Countess Kata Bethlen de Bethlen (1700–1759), sometimes referred to as Katherine Bethlen, was one of the earliest Hungarians to write memoirs. She was born on November 25, 1700, in Bonyha, Hungary (now Bahnea, Romania), and died on July 29, 1759, in Fogaras, Hungary (now Făgăraș, Romania).

==Family and marriages==
Kata Bethlen, as a member of the notable Bethlen family, was active in Hungary's cultural and intellectual life. She was the niece of the Chancellor of the Principality of Transylvania, Miklós Bethlen, and in her second marriage wed to the son of a later Chancellor, Mihály Teleki.
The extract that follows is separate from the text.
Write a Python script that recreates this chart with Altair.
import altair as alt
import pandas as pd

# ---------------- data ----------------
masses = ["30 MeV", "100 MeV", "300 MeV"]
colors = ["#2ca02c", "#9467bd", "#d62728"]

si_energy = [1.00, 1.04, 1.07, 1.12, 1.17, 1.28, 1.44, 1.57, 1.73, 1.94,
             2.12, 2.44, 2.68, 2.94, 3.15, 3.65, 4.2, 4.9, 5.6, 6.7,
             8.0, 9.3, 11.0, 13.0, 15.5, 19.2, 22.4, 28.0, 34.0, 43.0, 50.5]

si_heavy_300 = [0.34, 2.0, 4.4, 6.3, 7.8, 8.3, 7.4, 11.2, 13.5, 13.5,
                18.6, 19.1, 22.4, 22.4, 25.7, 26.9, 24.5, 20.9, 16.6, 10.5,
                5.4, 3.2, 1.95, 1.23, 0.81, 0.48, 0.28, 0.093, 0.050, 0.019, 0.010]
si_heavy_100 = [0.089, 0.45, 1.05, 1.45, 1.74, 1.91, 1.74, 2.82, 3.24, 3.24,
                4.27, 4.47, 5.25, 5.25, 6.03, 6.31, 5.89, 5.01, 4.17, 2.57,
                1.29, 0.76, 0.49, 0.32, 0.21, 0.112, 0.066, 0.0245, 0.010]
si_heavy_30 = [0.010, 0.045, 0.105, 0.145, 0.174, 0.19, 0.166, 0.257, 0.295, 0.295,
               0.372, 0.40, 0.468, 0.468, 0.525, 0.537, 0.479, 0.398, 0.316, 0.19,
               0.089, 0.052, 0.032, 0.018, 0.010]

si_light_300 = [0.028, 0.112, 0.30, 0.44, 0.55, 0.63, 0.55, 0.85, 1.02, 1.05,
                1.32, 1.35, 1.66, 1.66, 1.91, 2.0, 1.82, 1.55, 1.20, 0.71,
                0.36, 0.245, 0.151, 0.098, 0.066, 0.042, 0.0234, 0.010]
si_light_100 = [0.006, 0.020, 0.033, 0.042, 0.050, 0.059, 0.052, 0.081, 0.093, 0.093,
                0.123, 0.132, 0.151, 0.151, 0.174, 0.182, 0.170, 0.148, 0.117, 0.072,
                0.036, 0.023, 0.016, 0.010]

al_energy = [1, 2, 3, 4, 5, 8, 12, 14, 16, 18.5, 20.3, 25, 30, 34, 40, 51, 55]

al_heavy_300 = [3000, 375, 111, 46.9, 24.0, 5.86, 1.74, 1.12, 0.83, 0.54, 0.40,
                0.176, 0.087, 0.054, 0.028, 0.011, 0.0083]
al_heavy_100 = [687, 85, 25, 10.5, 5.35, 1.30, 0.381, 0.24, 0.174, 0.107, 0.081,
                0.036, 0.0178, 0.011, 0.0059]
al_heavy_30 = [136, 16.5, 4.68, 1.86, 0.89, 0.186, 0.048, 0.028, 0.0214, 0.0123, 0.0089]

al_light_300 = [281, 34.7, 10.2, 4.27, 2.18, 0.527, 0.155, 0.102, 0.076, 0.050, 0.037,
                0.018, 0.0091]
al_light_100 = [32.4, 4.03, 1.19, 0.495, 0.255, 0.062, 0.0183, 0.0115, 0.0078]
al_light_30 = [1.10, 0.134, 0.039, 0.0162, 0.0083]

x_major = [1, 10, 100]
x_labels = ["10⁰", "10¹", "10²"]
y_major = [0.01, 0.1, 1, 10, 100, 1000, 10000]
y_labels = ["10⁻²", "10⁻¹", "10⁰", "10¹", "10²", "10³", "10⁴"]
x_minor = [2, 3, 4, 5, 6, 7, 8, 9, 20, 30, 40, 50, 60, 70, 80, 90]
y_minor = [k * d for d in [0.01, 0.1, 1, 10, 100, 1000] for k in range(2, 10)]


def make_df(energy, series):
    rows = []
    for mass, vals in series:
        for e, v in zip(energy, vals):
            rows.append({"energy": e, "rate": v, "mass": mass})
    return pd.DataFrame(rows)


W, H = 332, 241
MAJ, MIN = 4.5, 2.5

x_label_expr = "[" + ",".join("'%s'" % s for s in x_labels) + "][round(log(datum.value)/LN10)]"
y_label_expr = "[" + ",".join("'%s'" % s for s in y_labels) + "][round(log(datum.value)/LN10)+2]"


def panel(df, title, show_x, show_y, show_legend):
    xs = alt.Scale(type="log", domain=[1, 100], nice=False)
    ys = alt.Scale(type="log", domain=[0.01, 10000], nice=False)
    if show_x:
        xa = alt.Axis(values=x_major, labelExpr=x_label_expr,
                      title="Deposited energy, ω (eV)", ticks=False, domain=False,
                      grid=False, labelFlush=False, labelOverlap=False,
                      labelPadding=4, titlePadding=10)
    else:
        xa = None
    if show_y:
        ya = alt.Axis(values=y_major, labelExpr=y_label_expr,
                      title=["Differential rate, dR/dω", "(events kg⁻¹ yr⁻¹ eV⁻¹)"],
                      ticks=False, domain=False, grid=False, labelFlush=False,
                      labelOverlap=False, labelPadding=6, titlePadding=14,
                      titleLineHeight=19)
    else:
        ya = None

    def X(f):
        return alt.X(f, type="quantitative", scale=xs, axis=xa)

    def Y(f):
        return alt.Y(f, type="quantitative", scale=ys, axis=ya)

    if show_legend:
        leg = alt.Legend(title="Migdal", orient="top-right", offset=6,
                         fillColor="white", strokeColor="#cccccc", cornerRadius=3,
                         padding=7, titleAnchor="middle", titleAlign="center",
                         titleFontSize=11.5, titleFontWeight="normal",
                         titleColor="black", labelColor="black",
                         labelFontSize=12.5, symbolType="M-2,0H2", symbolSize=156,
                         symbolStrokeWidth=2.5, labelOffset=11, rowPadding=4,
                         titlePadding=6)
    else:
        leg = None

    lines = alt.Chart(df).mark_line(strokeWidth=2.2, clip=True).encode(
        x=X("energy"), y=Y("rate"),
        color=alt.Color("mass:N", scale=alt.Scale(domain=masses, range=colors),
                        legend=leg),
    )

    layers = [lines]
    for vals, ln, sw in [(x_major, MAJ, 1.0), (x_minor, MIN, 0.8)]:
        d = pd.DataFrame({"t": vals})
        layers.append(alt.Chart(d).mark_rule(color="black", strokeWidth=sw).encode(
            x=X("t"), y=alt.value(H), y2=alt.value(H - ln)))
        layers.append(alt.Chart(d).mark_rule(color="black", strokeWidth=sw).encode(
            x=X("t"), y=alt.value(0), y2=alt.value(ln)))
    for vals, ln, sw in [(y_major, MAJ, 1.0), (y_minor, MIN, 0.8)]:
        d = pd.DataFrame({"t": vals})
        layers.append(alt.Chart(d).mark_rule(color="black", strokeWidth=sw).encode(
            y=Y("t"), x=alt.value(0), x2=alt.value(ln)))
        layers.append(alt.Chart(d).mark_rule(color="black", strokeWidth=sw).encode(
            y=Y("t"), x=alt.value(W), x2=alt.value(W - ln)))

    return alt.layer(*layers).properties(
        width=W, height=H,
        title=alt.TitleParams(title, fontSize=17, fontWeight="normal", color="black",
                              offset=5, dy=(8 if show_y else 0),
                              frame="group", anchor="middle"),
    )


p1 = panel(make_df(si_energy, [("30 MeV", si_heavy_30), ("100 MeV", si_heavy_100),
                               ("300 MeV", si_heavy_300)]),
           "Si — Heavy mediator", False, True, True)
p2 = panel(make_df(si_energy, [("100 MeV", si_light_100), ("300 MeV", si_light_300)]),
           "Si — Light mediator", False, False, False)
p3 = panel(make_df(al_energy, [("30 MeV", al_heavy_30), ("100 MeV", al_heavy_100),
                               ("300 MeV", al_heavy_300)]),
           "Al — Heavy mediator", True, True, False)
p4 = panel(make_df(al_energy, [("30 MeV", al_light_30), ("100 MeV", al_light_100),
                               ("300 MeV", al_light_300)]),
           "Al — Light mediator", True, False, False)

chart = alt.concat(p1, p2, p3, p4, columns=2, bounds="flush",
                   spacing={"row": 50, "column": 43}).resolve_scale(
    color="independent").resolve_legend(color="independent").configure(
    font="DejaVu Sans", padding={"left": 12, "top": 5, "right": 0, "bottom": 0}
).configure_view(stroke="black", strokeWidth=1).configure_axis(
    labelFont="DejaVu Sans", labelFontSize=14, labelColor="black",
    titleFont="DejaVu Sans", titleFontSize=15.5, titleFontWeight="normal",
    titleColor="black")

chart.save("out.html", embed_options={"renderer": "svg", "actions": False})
Her first marriage had been politically motivated, her Roman Catholic half-stepbrother being forced on her at the age of 17. The antagonism between her Protestantism and the Catholicism of her husband's family affected her strongly. Her husband's family denied her access to her children and her daughter's malicious teasing was mentioned in her writing. She remarried after the death of her first husband and was happier than with the first, but her husband and their children died early, after which Kata Bethlen assumed the epithet "orphaned."
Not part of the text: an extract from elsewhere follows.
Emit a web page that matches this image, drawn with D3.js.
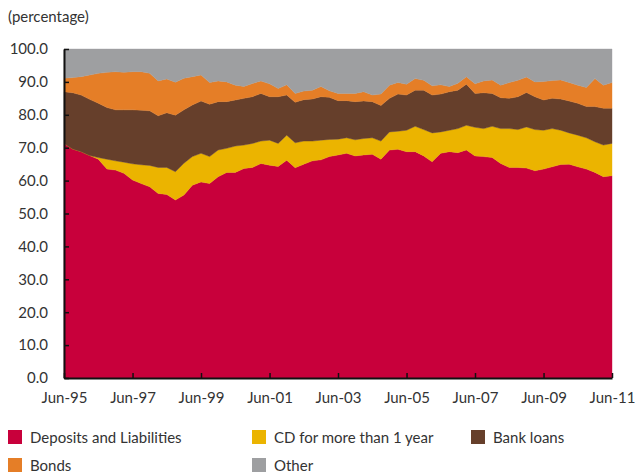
<!DOCTYPE html>
<html><head><meta charset="utf-8">
<script src="https://cdn.jsdelivr.net/npm/d3@7"></script>
<style>
body{margin:0;background:#fff;}
svg text{font-family:Lato,"Open Sans",sans-serif;fill:#333;}
</style></head>
<body><svg id="c" width="635" height="476"></svg>
<script>
// Quarterly observations, Jun-95 .. Jun-11 (percentage of total)
const startDate = "1995-06";
const stepMonths = 3;
const deposits = [71.3,69.6,68.8,67.6,66.5,63.5,63.2,62.2,60.2,59.1,58.1,56.1,55.8,54.1,55.6,58.6,59.6,59.1,61.2,62.5,62.5,63.7,64.0,65.2,64.7,64.3,66.2,63.9,65.0,66.0,66.3,67.3,67.8,68.3,67.5,67.8,68.0,66.5,69.3,69.5,68.8,68.8,67.5,65.7,68.3,68.8,68.5,69.3,67.5,67.3,67.0,65.2,64.0,64.0,63.8,63.0,63.5,64.2,64.9,65.0,64.2,63.5,62.5,61.2,61.5];
const cdOver1y = [0,0,0,0,0.5,3.0,2.8,3.4,4.9,5.7,6.5,7.9,8.2,8.6,9.7,8.7,8.7,8.2,8.1,7.3,8.0,7.1,7.3,6.8,7.6,7.0,7.6,7.6,7.0,6.0,6.0,5.2,4.8,4.7,4.9,5.0,5.0,5.5,5.5,5.5,6.5,7.7,8.0,8.8,6.5,6.5,7.3,7.5,8.7,8.5,9.5,10.6,11.8,11.5,12.5,12.5,11.8,11.6,10.4,9.5,9.6,9.5,9.3,9.6,9.8];
const bankLoans = [15.7,17.1,17.2,17.1,16.5,15.7,15.5,15.9,16.4,16.6,16.6,15.7,16.6,17.2,16.2,15.7,15.9,15.9,14.7,14.2,14.0,14.2,14.2,14.5,13.2,14.2,12.2,12.3,12.6,12.8,13.2,12.8,11.7,11.3,11.6,11.4,11.0,10.8,10.2,11.3,10.7,11.0,12.0,11.5,11.5,11.7,11.7,12.5,10.3,10.9,10.0,9.4,9.2,10.0,10.5,10.0,9.2,9.2,9.5,9.7,9.7,9.5,10.7,11.2,10.7];
const bonds = [4.1,4.6,5.6,7.4,9.1,10.7,11.6,11.4,11.6,11.7,11.4,10.6,10.3,10.0,9.6,8.6,7.9,6.6,6.3,6.0,4.5,3.6,4.0,3.8,3.9,2.5,3.1,2.7,2.6,2.7,3.1,2.0,2.2,2.2,2.5,2.8,2.0,3.5,4.0,3.5,3.3,3.5,3.0,2.8,2.8,1.6,2.1,2.3,2.9,3.6,4.1,3.8,4.8,5.0,4.7,4.5,5.6,5.4,5.8,5.6,5.5,5.8,8.5,7.0,7.8];
const other = [8.9,8.7,8.4,7.9,7.4,7.1,6.9,7.1,6.9,6.9,7.4,9.7,9.1,10.1,8.9,8.4,7.9,10.2,9.7,10.0,11.0,11.4,10.5,9.7,10.6,12.0,10.9,13.5,12.8,12.5,11.4,12.7,13.5,13.5,13.5,13.0,14.0,13.7,11.0,10.2,10.7,9.0,9.5,11.2,10.9,11.4,10.4,8.4,10.6,9.7,9.4,11.0,10.2,9.5,8.5,10.0,9.9,9.6,9.4,10.2,11.0,11.7,9.0,11.0,10.2];
const seriesNames = ["Deposits and Liabilities","CD for more than 1 year","Bank loans","Bonds","Other"];
const seriesColors = ["#C8003B","#EBB400","#663F2B","#E57E27","#9E9FA1"];
const xTickLabels = ["Jun-95","Jun-97","Jun-99","Jun-01","Jun-03","Jun-05","Jun-07","Jun-09","Jun-11"];
const yTicks = [0,10,20,30,40,50,60,70,80,90,100];

const parseM = d3.timeParse("%Y-%m");
const parseTick = d3.timeParse("%b-%y");
const t0 = parseM(startDate);
const seriesArrays = [deposits, cdOver1y, bankLoans, bonds, other];
const table = deposits.map((_, i) => {
  const row = {date: d3.timeMonth.offset(t0, i * stepMonths)};
  seriesNames.forEach((n, k) => row[n] = seriesArrays[k][i]);
  return row;
});

const FS = 15;
const svg = d3.select("#c");
const x = d3.scaleTime().domain([t0, parseTick("Jun-11")]).range([64, 612]);
const y = d3.scaleLinear().domain([0, 100]).range([378, 49]);
const color = d3.scaleOrdinal().domain(seriesNames).range(seriesColors);

const stacked = d3.stack().keys(seriesNames)(table);
const area = d3.area().x(d => x(d.data.date)).y0(d => y(d[0])).y1(d => y(d[1]));

svg.append("g").selectAll("path").data(stacked).join("path")
  .attr("d", area).attr("fill", d => color(d.key))
  .attr("stroke", d => color(d.key)).attr("stroke-width", 0.4);

const yAxis = svg.append("g").attr("transform", "translate(64,0)")
  .call(d3.axisLeft(y).tickValues(yTicks).tickFormat(d3.format(".1f"))
    .tickSizeInner(-5).tickSizeOuter(0).tickPadding(16));
const xAxis = svg.append("g").attr("transform", "translate(0,378)")
  .call(d3.axisBottom(x).tickValues(xTickLabels.map(parseTick)).tickFormat(d3.timeFormat("%b-%y"))
    .tickSizeInner(-5).tickSizeOuter(0).tickPadding(14));
[yAxis, xAxis].forEach(g => {
  g.selectAll("text").attr("font-size", FS).attr("font-family", "Lato, sans-serif").attr("fill", "#333");
  g.select(".domain").attr("stroke", "#111").attr("stroke-width", 2);
  g.selectAll(".tick line").attr("stroke", "#111").attr("stroke-width", 1.5);
});

svg.append("text").attr("x", 8).attr("y", 22).attr("font-size", FS).text("(percentage)");

const legendPos = [[8,430],[252,430],[471,430],[8,458],[252,458]];
const lg = svg.append("g").selectAll("g").data(seriesNames).join("g")
  .attr("transform", (d, i) => `translate(${legendPos[i][0]},${legendPos[i][1]})`);
lg.append("rect").attr("width", 14).attr("height", 14).attr("fill", d => color(d));
lg.append("text").attr("x", 22).attr("y", 13).attr("font-size", FS).text(d => d);
</script></body></html>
Bethlen became mistress of her husband's large estates and active in fostering education in Transylvania. Much of this she described in her writings. As a patron of Péter Bod, the Protestant scholar and publisher, she supported printing and scholastic reform. Bod, her chaplain in 1743–1749, assembled for her one of the most important libraries of that period, which included over 500 manuscripts. However, this library was to be destroyed by fire in 1847.

==Written works==
She published her writings as Védelmező, erős paizs (Protective, Strong Shield, 1759) and Bujdosásnak emlékezetköve (The Memoirs of her Exile, 1733). She also collected work that includes her letters: Gróf Bethleni Bethlen Kata életének maga által való rövid leírása (A Short Description of the Life of Countess Kata Bethlen Written by Herselfm written 1759, published 1762). These mirror her personal troubles, but also reflect political struggles of the day and the duties and tasks of leading families in them.
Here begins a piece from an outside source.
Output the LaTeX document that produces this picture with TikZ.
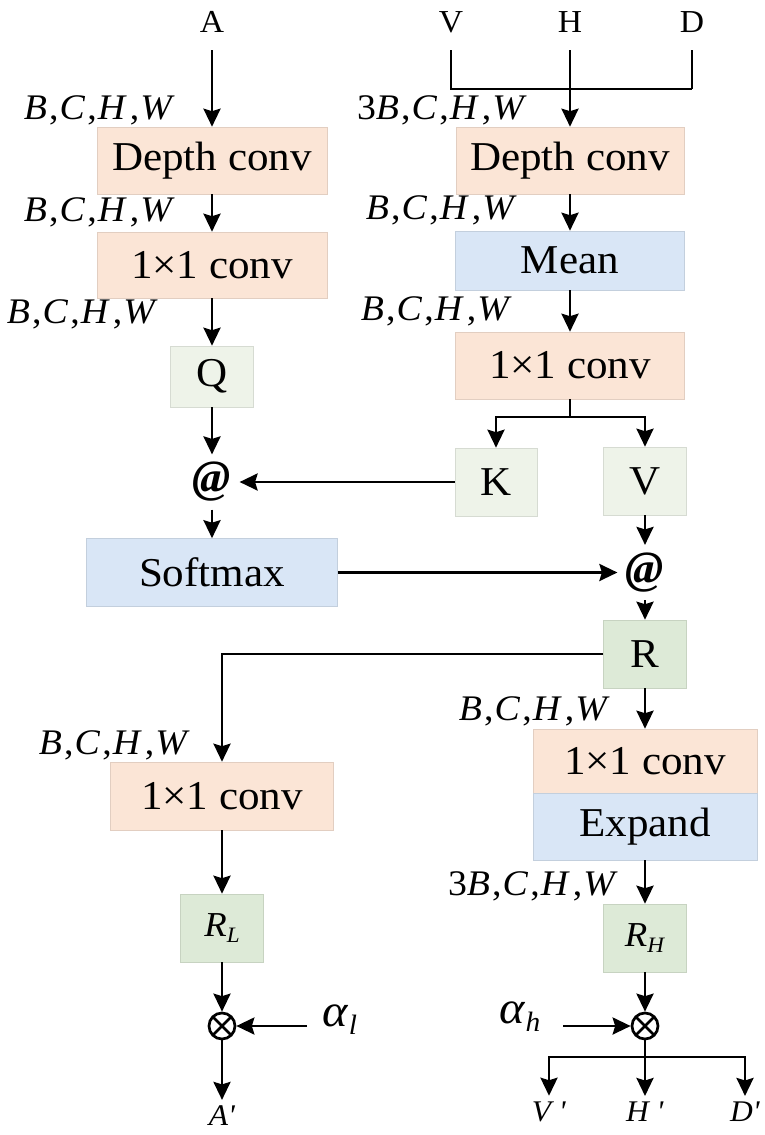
\documentclass[tikz,border=0pt]{standalone}
\usepackage{fontspec}
\setmainfont{Liberation Serif}
\usepackage{graphicx}
\usetikzlibrary{arrows.meta}
\definecolor{org}{HTML}{FBE5D6}
\definecolor{blu}{HTML}{D9E6F6}
\definecolor{grl}{HTML}{EEF3E9}
\definecolor{grd}{HTML}{DDEAD7}
\newcommand\hx[1]{\scalebox{1.05}[1]{#1}}
\newcommand\bchw{\hx{\textit{B}\kern2pt,\kern1pt\textit{C}\kern2pt,\kern1pt\textit{H}\kern3pt,\kern1pt\textit{W}}}
\newcommand\tbchw{\hx{3\textit{B}\kern2pt,\kern1pt\textit{C}\kern2pt,\kern1pt\textit{H}\kern3pt,\kern1pt\textit{W}}}
\begin{document}
\begin{tikzpicture}[x=1pt,y=-1pt,
  box/.style={draw=#1!90!black, line width=0.6pt, fill=#1, inner sep=0pt, font=\fontsize{41}{44}\selectfont},
  ln/.style={line width=2.7pt},
  arr/.style={ln, -{Stealth[length=18pt,width=17pt,inset=2.5pt]}},
  lbl/.style={inner sep=0pt, font=\fontsize{36}{38}\selectfont, anchor=east},
  toplbl/.style={inner sep=0pt, font=\fontsize{32}{34}\selectfont},
  outlbl/.style={inner sep=0pt, font=\fontsize{30}{32}\selectfont},
  atn/.style={circle, inner sep=0pt, minimum size=34pt, font=\fontsize{46}{48}\selectfont\bfseries\itshape},
  otim/.style={circle, draw, line width=2.7pt, minimum size=26pt, inner sep=0pt,
    path picture={\draw[line width=2.7pt] (path picture bounding box.north west) -- (path picture bounding box.south east)
      (path picture bounding box.north east) -- (path picture bounding box.south west);}},
]
\useasboundingbox (0,0) rectangle (764,1135);

% top inputs
\node[toplbl] (A) at (212,22) {\hx{A}};
\node[toplbl] (V) at (451,22) {\hx{V}};
\node[toplbl] (H) at (570,22) {\hx{H}};
\node[toplbl] (D) at (692,22) {\hx{D}};
\coordinate (db) at (692,89);

% left column
\node[box=org, minimum width=230pt, minimum height=67pt] (dc1) at (212,160.5) {\hx{Depth conv}};
\node[box=org, minimum width=230pt, minimum height=66pt] (c1) at (212,265) {\hx{1×1 conv}};
\node[box=grl, minimum width=83pt, minimum height=61pt] (Q) at (212,376.5) {\hx{Q}};
\node[atn] (at1) at (212,482) {@};
\node[box=blu, minimum width=251pt, minimum height=68pt] (sm) at (212,572.5) {\hx{Softmax}};

% right column
\node[box=org, minimum width=228pt, minimum height=67pt] (dc2) at (570,160.5) {\hx{Depth conv}};
\node[box=blu, minimum width=229pt, minimum height=59pt] (mean) at (570,260.5) {\hx{Mean}};
\node[box=org, minimum width=229pt, minimum height=67pt] (c2) at (570,365.5) {\hx{1×1 conv}};
\coordinate (br) at (570,417);
\node[box=grl, minimum width=82pt, minimum height=68pt] (K) at (496,482) {\hx{K}};
\node[box=grl, minimum width=83pt, minimum height=68pt] (Vb) at (645,481) {\hx{V}};
\node[atn] (at2) at (645,572.5) {@};
\node[box=grd, minimum width=83pt, minimum height=68pt] (R) at (645,654) {\hx{R}};

% lower left
\node[box=org, minimum width=223pt, minimum height=68pt] (c3) at (222,796) {\hx{1×1 conv}};
\node[box=grd, minimum width=83pt, minimum height=68pt, font=\fontsize{35}{37}\selectfont] (RL) at (222,928)
  {\hx{\textit{R}\raisebox{-6pt}{\fontsize{22}{23}\selectfont\textit{L}}}};
\node[otim] (ox1) at (222,1026) {};
\node[outlbl] (Ap) at (222,1116) {\hx{\textit{A\textquotesingle}}};
\node[inner sep=0pt, font=\fontsize{46}{48}\selectfont] (al) at (340,1020)
  {\hx{\textit{α}\raisebox{-8pt}{\fontsize{28}{29}\selectfont\textit{l}}}};
\coordinate (alin) at (307,1026);

% lower right
\node[box=org, minimum width=224pt, minimum height=64pt] (c4) at (645,761) {\hx{1×1 conv}};
\node[box=blu, minimum width=224pt, minimum height=67pt] (ex) at (645,826.5) {\hx{Expand}};
\node[box=grd, minimum width=83pt, minimum height=68pt, font=\fontsize{35}{37}\selectfont] (RH) at (645,938)
  {\hx{\textit{R}\raisebox{-6pt}{\fontsize{22}{23}\selectfont\textit{H}}}};
\node[otim] (ox2) at (645,1026) {};
\node[inner sep=0pt, font=\fontsize{46}{48}\selectfont] (ah) at (520,1017)
  {\hx{\textit{α}\raisebox{-8pt}{\fontsize{28}{29}\selectfont\textit{h}}}};
\coordinate (ahin) at (563,1026);
\coordinate (bj) at (645,1057);
\node[outlbl] (Vp) at (549,1112) {\hx{\textit{V \textquotesingle}}};
\node[outlbl] (Hp) at (645,1112) {\hx{\textit{H \textquotesingle}}};
\node[outlbl] (Dp) at (745,1112) {\hx{\textit{D\textquotesingle}}};

% shape labels
\node[lbl] at (175,110) {\bchw};
\node[lbl] at (175,212) {\bchw};
\node[lbl] at (158,314) {\bchw};
\node[lbl] at (527,110) {\tbchw};
\node[lbl] at (517,210) {\bchw};
\node[lbl] at (512,311) {\bchw};
\node[lbl] at (190,745) {\bchw};
\node[lbl] at (610,711) {\bchw};
\node[lbl] at (618,886) {\tbchw};

% connectors
\draw[arr, shorten <=28pt] (A.center) -- (dc1);
\draw[ln, shorten <=28pt] (V.center) |- (db);
\draw[ln, shorten <=28pt] (D.center) -- (db);
\draw[arr, shorten <=28pt] (H.center) -- (dc2);
\draw[arr] (dc1) -- (c1);
\draw[arr] (c1) -- (Q);
\draw[arr] (Q) -- (at1);
\draw[arr] (at1) -- (sm);
\draw[arr] (dc2) -- (mean);
\draw[arr] (mean) -- (c2);
\draw[ln] (c2) -- (br);
\draw[arr] (br) -| (K);
\draw[arr] (br) -| (Vb);
\draw[arr] (K) -- (at1);
\draw[arr] (Vb) -- (at2);
\draw[arr] (sm) -- (at2);
\draw[arr] (at2) -- (R);
\draw[arr] (R) -| (c3);
\draw[arr] (R) -- (c4);
\draw[arr] (c3) -- (RL);
\draw[arr] (RL) -- (ox1);
\draw[arr] (alin) -- (ox1);
\draw[arr, shorten >=6pt] (ox1) -- (Ap);
\draw[arr] (ex) -- (RH);
\draw[arr] (RH) -- (ox2);
\draw[arr] (ahin) -- (ox2);
\draw[ln] (ox2) -- (bj);
\draw[arr, shorten >=6pt] (bj) -| (Vp);
\draw[arr, shorten >=6pt] (bj) -- (Hp);
\draw[arr, shorten >=6pt] (bj) -| (Dp);
\end{tikzpicture}
\end{document}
Her letters present her as clever and skillful. She encouraged industrial development on her estates, established gardens and nurseries to propagate better stock, acquired a paper-mill and glassworks, and employed numerous artisans, including embroiderers. She studied natural science to help her counteract the effect of natural disasters and persuade tenants to adopt progressive farming practices. Further, she learned medicine and pharmacology to better minister to the needs of her community and contributed generously to the advance of learning by establishing schools and scholarships, particularly the education of girls, which she felt sadly neglected. Her diary was primarily a personal response to the pressures her first husband's family put on her to convert, as a Protestant unhappily married to a Catholic. Her autobiography can be called a fine example of Baroque literature.

==Legacy==
Kata Bethlen is a good representative of Hungarian Baroque, who unites the literature of her day with that of the 19th-century period of Reform. Her works blend in an interesting way traditional meditative lyrics and the popular genres of her time with her strongly Puritanical views. Her style draws on the memoirs of János Kemény and Miklós Bethlen, work closely related to Francis Rákóczi. Her letters compare with those of Mme de Sévigné and others at the Court of Louis XIV.